The fine folks at Blue Underground do their usual bang-up job with a killer presentation. The anamorphically enhanced widescreen image is sharp and restores the bold candy colors of the gorgeous vehicles (including twin red Trans Ams and a sweet green Mustang); the print is amazingly clean, and the sweeping aerial shots of rolling highways (Southern California stood in for most of the country, except for some second-unit pickups in NYC) are complimented by the widescreen framing. The soundtrack is newly enhanced with spacious 5.1 and stereo mixes, both of which include excellent directional effects which heighten the thrill of the racing scenes (the original mono track is also available for purists with no social lives).

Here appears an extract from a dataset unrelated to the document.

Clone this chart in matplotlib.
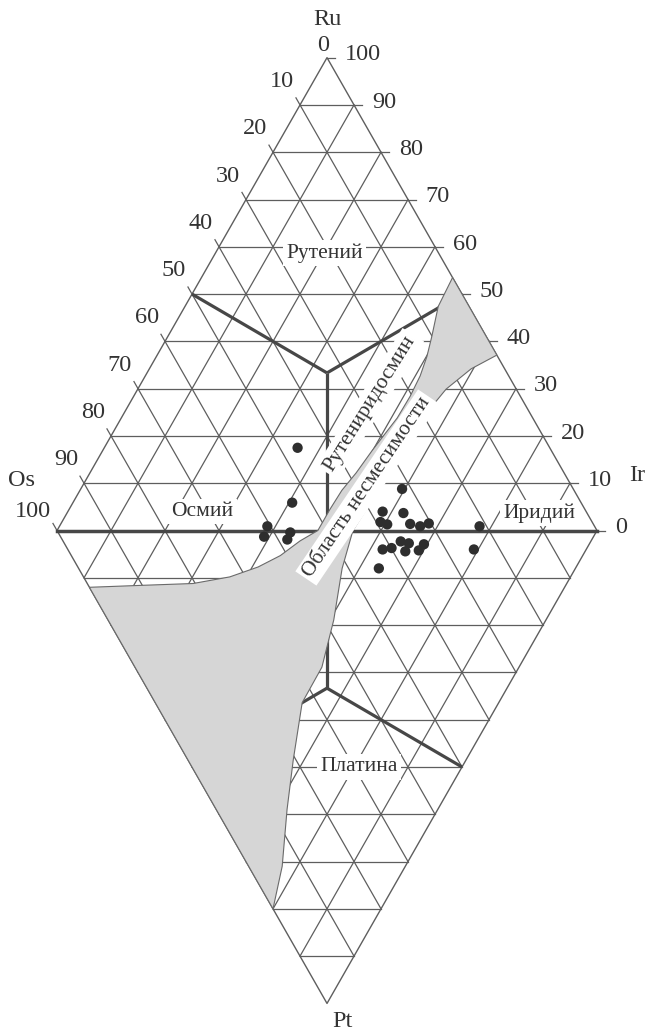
import numpy as np
import matplotlib.pyplot as plt
from matplotlib.patches import Polygon

plt.rcParams['font.family'] = ['Liberation Serif', 'DejaVu Serif']

# analysed grains, at.% : Ir, Ru (upper triangle) or Pt (lower triangle); Os is the rest
grain_ir = [35.8, 40.6, 38.5, 37.7, 43.0, 41.7,
            59.5, 58.3, 62.3, 59.0, 60.5, 64.7, 66.8, 68.1, 77.8,
            58.3, 60.1, 62.5, 63.8, 62.3, 64.9, 66.5, 55.6, 75.2]
grain_ru = [17.5, 5.9, 0.9, 0.0, 0.0, 0.0,
            8.8, 4.0, 3.7, 1.8, 1.3, 1.4, 0.9, 1.5, 0.9,
            0.0, 0.0, 0.0, 0.0, 0.0, 0.0, 0.0, 0.0, 0.0]
grain_pt = [0.0, 0.0, 0.0, 1.3, 0.4, 1.9,
            0.0, 0.0, 0.0, 0.0, 0.0, 0.0, 0.0, 0.0, 0.0,
            4.0, 3.7, 2.3, 2.7, 4.4, 4.2, 2.9, 8.0, 4.0]

# outline of the miscibility gap, walked round once
gap_ir = [46.5, 62.9, 59.6, 57.1, 56.2, 55.7, 55.3, 55.1, 54.8,
          48.8, 41.8, 34.6, 27.2, 19.5, 13.1, 6.2, 0.0,
          0.0, 9.6, 19.6, 27.1, 33.4, 38.7, 43.9, 48.3,
          48.3, 48.5, 49.3, 49.9, 50.5, 51.1, 51.2, 50.9, 50.1, 48.9, 46.9]
gap_ru = [53.5, 37.1, 34.2, 29.9, 25.8, 18.9, 12.0, 5.7, 0.0,
          0.0, 0.0, 0.0, 0.0, 0.0, 0.0, 0.0, 0.0,
          0.0, 0.0, 0.0, 0.0, 0.0, 0.0, 0.0, 0.0,
          4.5, 8.5, 12.2, 16.9, 20.4, 23.8, 28.4, 32.7, 36.8, 41.0, 47.4]
gap_pt = [0.0, 0.0, 0.0, 0.0, 0.0, 0.0, 0.0, 0.0, 0.0,
          8.0, 18.9, 28.9, 36.4, 48.5, 59.0, 71.0, 80.0,
          12.0, 11.6, 11.2, 9.8, 7.7, 5.3, 2.2, 0.0,
          0.0, 0.0, 0.0, 0.0, 0.0, 0.0, 0.0, 0.0, 0.0, 0.0, 0.0]

ticks = list(range(0, 101, 10))

SQ = np.sqrt(3) / 2
LINE = '#5e5e5e'
BOLD = '#474747'
INK = '#333333'


def to_xy(ir, ru, pt):
    ir, ru, pt = np.asarray(ir, float), np.asarray(ru, float), np.asarray(pt, float)
    return ir + (ru + pt) / 2, (ru - pt) * SQ


fig = plt.figure(figsize=(6.47, 10.34), dpi=100)
ax = fig.add_axes([0, 0, 1, 1])
ax.set_xlim(-10.56, 109.26)
ax.set_ylim(-92.2, 97.16)
ax.axis('off')

# 10 % grid in both triangles (s=+1 Ru on top, s=-1 Pt below)
for s in (1, -1):
    for k in range(10, 100, 10):
        for a, b in [((0, k), (100 - k, k)),          # const Ru / Pt
                     ((k, 0), (k, 100 - k)),          # const Ir
                     ((100 - k, 0), (0, 100 - k))]:   # const Os
            x0, y0 = a[0] + a[1] / 2, s * a[1] * SQ
            x1, y1 = b[0] + b[1] / 2, s * b[1] * SQ
            ax.plot([x0, x1], [y0, y1], color=LINE, lw=0.9, zorder=1)
    ax.plot([0, 50, 100], [0, s * 100 * SQ, 0], color=LINE, lw=1.0, zorder=1)

# field boundaries (lines from the triangle centroids to the edge midpoints)
c = 100 / 3
for s in (1, -1):
    cx, cy = to_xy(c, c if s > 0 else 0, c if s < 0 else 0)
    for ex, ey in [(25, s * 50 * SQ), (75, s * 50 * SQ), (50, 0)]:
        ax.plot([cx, ex], [cy, ey], color=BOLD, lw=2.3, zorder=2,
                solid_capstyle='butt')
ax.plot([0, 100], [0, 0], color=BOLD, lw=2.5, zorder=2)

# miscibility gap
gx, gy = to_xy(gap_ir, gap_ru, gap_pt)
ax.add_patch(Polygon(np.column_stack([gx, gy]), closed=True, facecolor='#d6d6d6',
                     edgecolor='#6a6a6a', lw=0.8, zorder=3))

# tick marks and numbers
L = 1.5
FS = 17.5
for v in ticks:
    # Os along the left edge
    if v > 0:
        px, py = (100 - v) / 2, (100 - v) * SQ
        ax.plot([px, px - 0.5 * L], [py, py + SQ * L], color=LINE, lw=0.9, zorder=1)
        ax.text(px - 1.1, py + (4.3 if v < 100 else 3.5), str(v), ha='right',
                va='center', fontsize=FS, color=INK)
    else:
        ax.text(49.2, 88.8, '0', ha='center', va='center', fontsize=FS, color=INK)
    # Ru along the right edge
    qx, qy = 100 - v / 2, v * SQ
    ax.plot([qx, qx + L], [qy, qy], color=LINE, lw=0.9, zorder=1)
    ax.text(qx + 3.3, qy + 0.5, str(v), ha='left', va='center',
            fontsize=FS, color=INK)

ax.text(50.0, 93.5, 'Ru', ha='center', va='center', fontsize=FS, color=INK)
ax.text(-6.5, 9.2, 'Os', ha='center', va='center', fontsize=FS, color=INK)
ax.text(107.4, 10.1, 'Ir', ha='center', va='center', fontsize=FS, color=INK)
ax.text(52.9, -90.0, 'Pt', ha='center', va='center', fontsize=FS, color=INK)

# field names
box = dict(boxstyle='square,pad=0.15', facecolor='white', edgecolor='none')
for name, ir, ru, pt, rot in [('Рутений', 20.2, 58.7, 0, 0),
                              ('Осмий', 24.9, 4.0, 0, 0),
                              ('Иридий', 87.4, 3.7, 0, 0),
                              ('Платина', 31.0, 0, 50.0, 0),
                              ('Рутениридосмин', 44.6, 26.8, 0, 58),
                              ('Область несмесимости', 52.9, 9.1, 0, 56)]:
    tx, ty = to_xy(ir, ru, pt)
    ax.text(tx, ty, name, ha='center', va='center', rotation=rot,
            rotation_mode='anchor', fontsize=15.5, color=INK, bbox=box, zorder=4)

gx, gy = to_xy(grain_ir, grain_ru, grain_pt)
ax.scatter(gx, gy, s=55, color='#2e2e2e', edgecolors='none', zorder=5)

fig.savefig('out.png', dpi=100, facecolor='white')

Topping things off is a short interview with David Carradine, Mary Woronov and Roger Corman in which we learn a lot about the inner workings of the late, great Bartel (including a few rare glimpses at his abortive dream project, FRANKENCAR), and discover that, understandably, none of them were quite as enthused with the project as they had been on DEATH RACE 2000; also included is New World's typically overblown trailer (although I'll admit, this film does deliver on its hype) and TV spots, and a couple of rare behind-the-scenes photos. All in all, a nice, respectful package for a fun little picture, and any car-movie or B-movie buff should buy a copy. Owning it will make you much cooler and probably help you get laid.